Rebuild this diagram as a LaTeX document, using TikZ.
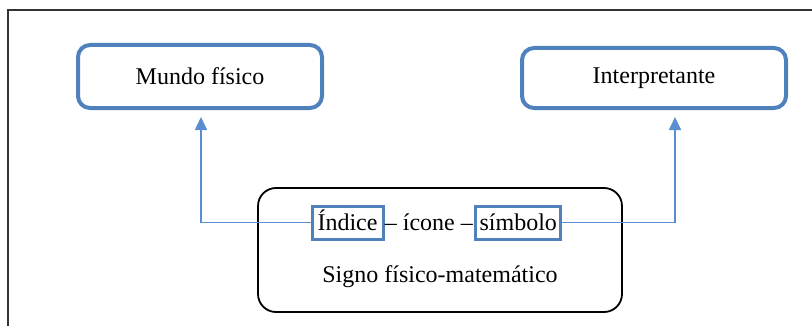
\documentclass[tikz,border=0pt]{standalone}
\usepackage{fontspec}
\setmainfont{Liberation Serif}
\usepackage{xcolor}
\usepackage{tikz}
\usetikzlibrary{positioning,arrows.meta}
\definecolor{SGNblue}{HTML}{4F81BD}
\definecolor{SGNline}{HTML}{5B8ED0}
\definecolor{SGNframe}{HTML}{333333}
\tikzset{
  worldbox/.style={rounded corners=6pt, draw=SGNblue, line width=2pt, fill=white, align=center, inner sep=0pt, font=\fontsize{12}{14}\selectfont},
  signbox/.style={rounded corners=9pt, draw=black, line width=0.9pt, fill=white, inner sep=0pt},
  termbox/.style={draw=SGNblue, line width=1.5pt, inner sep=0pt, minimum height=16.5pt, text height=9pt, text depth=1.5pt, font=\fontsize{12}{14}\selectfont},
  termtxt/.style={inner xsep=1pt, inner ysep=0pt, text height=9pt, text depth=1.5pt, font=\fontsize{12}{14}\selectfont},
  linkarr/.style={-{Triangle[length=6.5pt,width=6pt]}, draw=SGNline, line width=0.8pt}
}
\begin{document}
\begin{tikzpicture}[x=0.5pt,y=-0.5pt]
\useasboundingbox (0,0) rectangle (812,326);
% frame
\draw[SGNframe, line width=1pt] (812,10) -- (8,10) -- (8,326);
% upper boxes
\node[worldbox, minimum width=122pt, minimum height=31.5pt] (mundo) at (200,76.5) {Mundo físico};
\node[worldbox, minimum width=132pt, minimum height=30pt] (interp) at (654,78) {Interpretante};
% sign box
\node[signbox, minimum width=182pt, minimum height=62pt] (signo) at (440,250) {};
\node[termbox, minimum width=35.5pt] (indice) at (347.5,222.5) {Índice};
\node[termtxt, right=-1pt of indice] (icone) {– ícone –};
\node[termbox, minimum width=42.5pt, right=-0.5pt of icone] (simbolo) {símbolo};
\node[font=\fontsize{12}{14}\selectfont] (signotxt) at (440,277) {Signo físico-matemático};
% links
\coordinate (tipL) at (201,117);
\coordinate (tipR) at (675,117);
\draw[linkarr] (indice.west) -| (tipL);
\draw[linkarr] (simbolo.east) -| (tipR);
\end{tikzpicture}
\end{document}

(PROMPT):
The material above must be printed exactly, with its pictures left out.

(SOLUTION TO THIS TASK):
Rebuild this diagram as a LaTeX document, using TikZ.
\documentclass[tikz,border=0pt]{standalone}
\usepackage{fontspec}
\setmainfont{Liberation Serif}
\usepackage{xcolor}
\usepackage{tikz}
\usetikzlibrary{positioning,arrows.meta}
\definecolor{SGNblue}{HTML}{4F81BD}
\definecolor{SGNline}{HTML}{5B8ED0}
\definecolor{SGNframe}{HTML}{333333}
\tikzset{
  worldbox/.style={rounded corners=6pt, draw=SGNblue, line width=2pt, fill=white, align=center, inner sep=0pt, font=\fontsize{12}{14}\selectfont},
  signbox/.style={rounded corners=9pt, draw=black, line width=0.9pt, fill=white, inner sep=0pt},
  termbox/.style={draw=SGNblue, line width=1.5pt, inner sep=0pt, minimum height=16.5pt, text height=9pt, text depth=1.5pt, font=\fontsize{12}{14}\selectfont},
  termtxt/.style={inner xsep=1pt, inner ysep=0pt, text height=9pt, text depth=1.5pt, font=\fontsize{12}{14}\selectfont},
  linkarr/.style={-{Triangle[length=6.5pt,width=6pt]}, draw=SGNline, line width=0.8pt}
}
\begin{document}
\begin{tikzpicture}[x=0.5pt,y=-0.5pt]
\useasboundingbox (0,0) rectangle (812,326);
% frame
\draw[SGNframe, line width=1pt] (812,10) -- (8,10) -- (8,326);
% upper boxes
\node[worldbox, minimum width=122pt, minimum height=31.5pt] (mundo) at (200,76.5) {Mundo físico};
\node[worldbox, minimum width=132pt, minimum height=30pt] (interp) at (654,78) {Interpretante};
% sign box
\node[signbox, minimum width=182pt, minimum height=62pt] (signo) at (440,250) {};
\node[termbox, minimum width=35.5pt] (indice) at (347.5,222.5) {Índice};
\node[termtxt, right=-1pt of indice] (icone) {– ícone –};
\node[termbox, minimum width=42.5pt, right=-0.5pt of icone] (simbolo) {símbolo};
\node[font=\fontsize{12}{14}\selectfont] (signotxt) at (440,277) {Signo físico-matemático};
% links
\coordinate (tipL) at (201,117);
\coordinate (tipR) at (675,117);
\draw[linkarr] (indice.west) -| (tipL);
\draw[linkarr] (simbolo.east) -| (tipR);
\end{tikzpicture}
\end{document}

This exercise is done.